Socialist Poland in the 1960s. Since time immemorial, the most important event in any Pole’s life has been marriage. Marriage divides human existence into two halves – the "before" and "after." Now, however, everything’s changed. The single most important event that could happen to any person is the acquisition of a new apartment. Everything else – including marriage – is subordinated to this worthy purpose.A crucial moment arrives for the film’s protagonist, when he is promised his residence permit. But the document comes with one condition – the new apartment will be given to a new family. The young doctor now has a month to leave his bachelorhood and get married.

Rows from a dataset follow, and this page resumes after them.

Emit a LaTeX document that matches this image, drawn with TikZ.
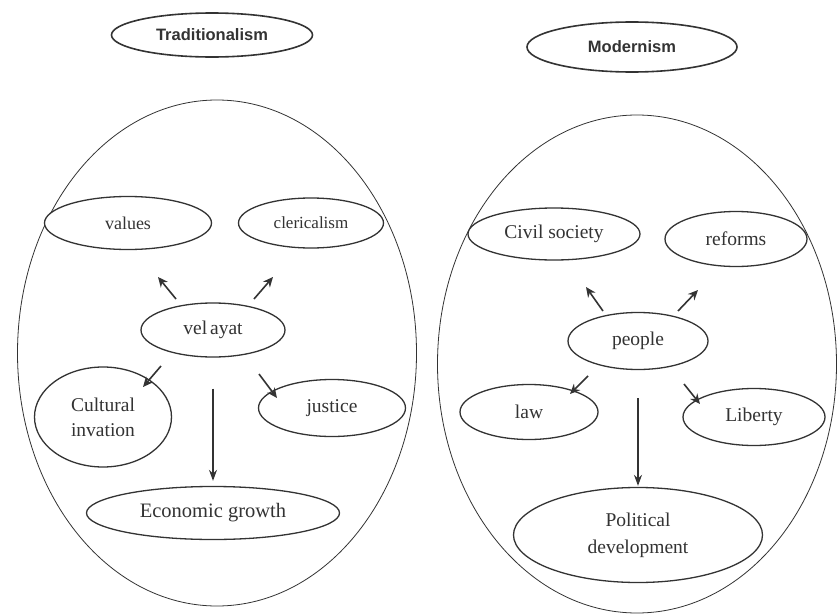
\documentclass[tikz,border=0pt]{standalone}
\usepackage{fontspec}
\setmainfont{Liberation Serif}
\newfontfamily\titlefont{Liberation Sans}
\usetikzlibrary{shapes.geometric,arrows.meta}
\definecolor{ink}{HTML}{333333}
\tikzset{
  big/.style={draw=ink, line width=0.8pt, ellipse, inner sep=0pt},
  oval/.style={draw=ink, line width=1.3pt, ellipse, inner sep=0pt, fill=white,
    text=ink, align=center, font=\fontsize{19.5}{25}\selectfont},
  ttl/.style={oval, line width=1.6pt, font=\titlefont\bfseries\fontsize{16.5}{18}\selectfont},
  arr/.style={draw=ink, line width=1.6pt, -{Stealth[length=10pt,width=9pt]}},
  longarr/.style={draw=ink, line width=1.4pt, -{Stealth[length=11pt,width=8pt]}}
}
\begin{document}
\begin{tikzpicture}[x=1pt,y=-1pt]
\fill[white] (0,0) rectangle (839,616);
\useasboundingbox (0,0) rectangle (839,616);

% big containers
\node[big, minimum width=399, minimum height=506] (L) at (217,353) {};
\node[big, minimum width=399, minimum height=498] (R) at (637,364) {};

% titles
\node[ttl, minimum width=201, minimum height=44] (trad) at (212,35) {Traditionalism};
\node[ttl, minimum width=210, minimum height=50] (mod) at (632,47) {Modernism};

% left side
\node[oval, minimum width=167, minimum height=53, font=\fontsize{18}{20}\selectfont] (values) at (128,223) {values};
\node[oval, minimum width=145, minimum height=50, font=\fontsize{17}{20}\selectfont] (cler) at (311,223) {clericalism};
\node[oval, minimum width=144, minimum height=54] (velayat) at (213,330) {vel\hspace{3pt}ayat};
\node[oval, minimum width=137, minimum height=100] (cult) at (103,417) {Cultural\\invation};
\node[oval, minimum width=147, minimum height=57] (just) at (332,408) {justice};
\node[oval, minimum width=253, minimum height=53, font=\fontsize{20.5}{25}\selectfont] (eco) at (213,513) {Economic growth};

% right side
\node[oval, minimum width=172, minimum height=52] (civil) at (554,234) {Civil society};
\node[oval, minimum width=142, minimum height=55] (ref) at (736,239) {reforms};
\node[oval, minimum width=140, minimum height=57] (people) at (638,341) {people};
\node[oval, minimum width=138, minimum height=55] (law) at (529,412) {law};
\node[oval, minimum width=142, minimum height=57] (lib) at (754,417) {Liberty};
\node[oval, minimum width=249, minimum height=95, font=\fontsize{19.5}{27}\selectfont] (pol) at (638,535) {Political\\development};

% short arrow ends (left)
\coordinate (v1s) at (176,299); \coordinate (v1e) at (158,277);
\coordinate (v2s) at (254,299); \coordinate (v2e) at (273,277);
\coordinate (v3s) at (161,366); \coordinate (v3e) at (143,387);
\coordinate (v4s) at (259,374); \coordinate (v4e) at (277,398);
% short arrow ends (right)
\coordinate (p1s) at (603,311); \coordinate (p1e) at (586,287);
\coordinate (p2s) at (678,311); \coordinate (p2e) at (698,290);
\coordinate (p3s) at (588,376); \coordinate (p3e) at (570,394);
\coordinate (p4s) at (684,384); \coordinate (p4e) at (700,404);

\draw[arr] (v1s) -- (v1e);
\draw[arr] (v2s) -- (v2e);
\draw[arr] (v3s) -- (v3e);
\draw[arr] (v4s) -- (v4e);
\draw[arr] (p1s) -- (p1e);
\draw[arr] (p2s) -- (p2e);
\draw[arr] (p3s) -- (p3e);
\draw[arr] (p4s) -- (p4e);

\draw[longarr, shorten <=31pt, shorten >=5pt] (velayat.south) -- (eco.north);
\draw[longarr, shorten <=28pt, shorten >=1pt] (people.south) -- (pol.north);
\end{tikzpicture}
\end{document}
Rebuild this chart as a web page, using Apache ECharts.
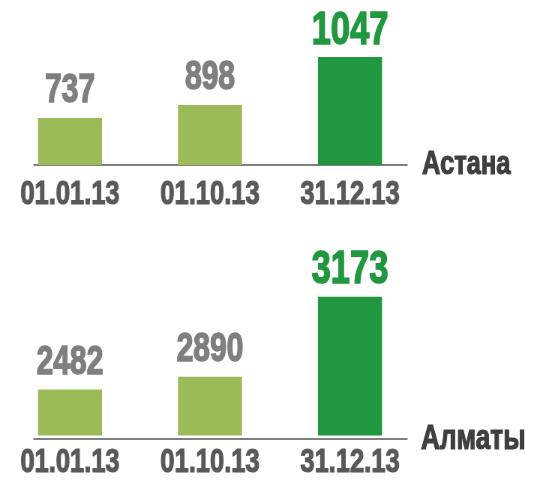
<!DOCTYPE html>
<html>
<head>
<meta charset="utf-8">
<script src="https://cdn.jsdelivr.net/npm/echarts@6/dist/echarts.min.js"></script>
<style>
  html, body { margin: 0; padding: 0; background: #fff; overflow: hidden; }
  /* no condensed font is installed, so the chart is drawn wide and squeezed */
  #chart { width: 716px; height: 480px; transform: scaleX(0.75); transform-origin: 0 0; }
</style>
</head>
<body>
<div id="chart"></div>
<script>
// dates under each bar
const dates = ['01.01.13', '01.10.13', '31.12.13'];

// numbers printed above the bars
const astanaValues = [737, 898, 1047];
const almatyValues = [2482, 2890, 3173];

// bar levels as drawn in the picture (the bars are not to the number's scale)
const astanaLevels = [47, 60, 108];
const almatyLevels = [47, 60, 142];

const cityNames = ['Астана', 'Алматы'];

const SX = 0.75; // horizontal squeeze
const FONT = '"Liberation Sans", Arial, sans-serif';
const LIGHT = '#9bbb59';
const DARK = '#21983f';
const GREY = '#7f7f7f';

// heavier look: outline text in its own colour
function heavy(color, size, w) {
  return {
    fontFamily: FONT,
    fontWeight: 'bold',
    fontSize: size,
    color: color,
    textBorderColor: color,
    textBorderWidth: w
  };
}

function buildBars(levels, values, gridIdx) {
  const last = levels.length - 1;
  return {
    type: 'bar',
    xAxisIndex: gridIdx,
    yAxisIndex: gridIdx,
    barWidth: 64 / SX,
    silent: true,
    data: levels.map((lv, i) => ({
      value: lv,
      itemStyle: { color: i === last ? DARK : LIGHT },
      label: Object.assign({
        show: true,
        position: 'top',
        distance: i === last ? 3 : 7,
        formatter: () => String(values[i])
      }, heavy(i === last ? DARK : GREY, i === last ? 46 : 40, 1.5))
    }))
  };
}

function barX(gridIdx, margin) {
  return {
    type: 'category',
    gridIndex: gridIdx,
    data: dates,
    axisLine: { show: false },
    axisTick: { show: false },
    axisLabel: Object.assign({ interval: 0, margin: margin }, heavy('#595959', 34, 1.2))
  };
}

function baseX(gridIdx, name, gap, lift, size) {
  return {
    type: 'category',
    gridIndex: gridIdx,
    data: [''],
    axisLine: { show: true, lineStyle: { color: '#808080', width: 2 } },
    axisTick: { show: false },
    axisLabel: { show: false },
    name: name,
    nameLocation: 'end',
    nameGap: gap / SX,
    nameTextStyle: Object.assign({ padding: [0, 0, lift, 0] }, heavy('#3f3f3f', size, 1.2))
  };
}

function hiddenY(gridIdx, max) {
  return {
    type: 'value',
    gridIndex: gridIdx,
    min: 0,
    max: max,
    show: false
  };
}

const chart = echarts.init(document.getElementById('chart'));
chart.setOption({
  animation: false,
  grid: [
    { left: 0, top: 15, width: 420 / SX, height: 150 },
    { left: 0, top: 289, width: 420 / SX, height: 150 },
    { left: 34 / SX, top: 15, width: 373 / SX, height: 150 },
    { left: 34 / SX, top: 289, width: 373 / SX, height: 150 }
  ],
  xAxis: [
    barX(0, 13),
    barX(1, 10),
    baseX(2, cityNames[0], 15, 0, 34),
    baseX(3, cityNames[1], 14, 8, 35)
  ],
  yAxis: [
    hiddenY(0, 150),
    hiddenY(1, 150),
    hiddenY(2, 1),
    hiddenY(3, 1)
  ],
  series: [
    buildBars(astanaLevels, astanaValues, 0),
    buildBars(almatyLevels, almatyValues, 1)
  ]
});
</script>
</body>
</html>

The comedic narrative captures all the twists and turns of this situation perfectly. It portrays the hopes and dreams, as well as the anxieties and problems of a young person waiting to take his place in a socialist city.Whereas in the 1950s an apartment was an asset in and of itself, a decade later it is a conscious step up for city residents – a step that brings with it specific change, imbuing life with respectability, certainty, and responsibility. Getting your own apartment becomes a rite of passage that everyone must go through.
The Man from M-3 portrays the first steps taken into the new urban culture of a socialist city. To examine how a life of a socialist city resident might develop "after the apartment," participants of the film seminar also discussed the famous Soviet "New Year" film The Irony of Fate, or Enjoy Your Bath!, which helped create a holiday mood.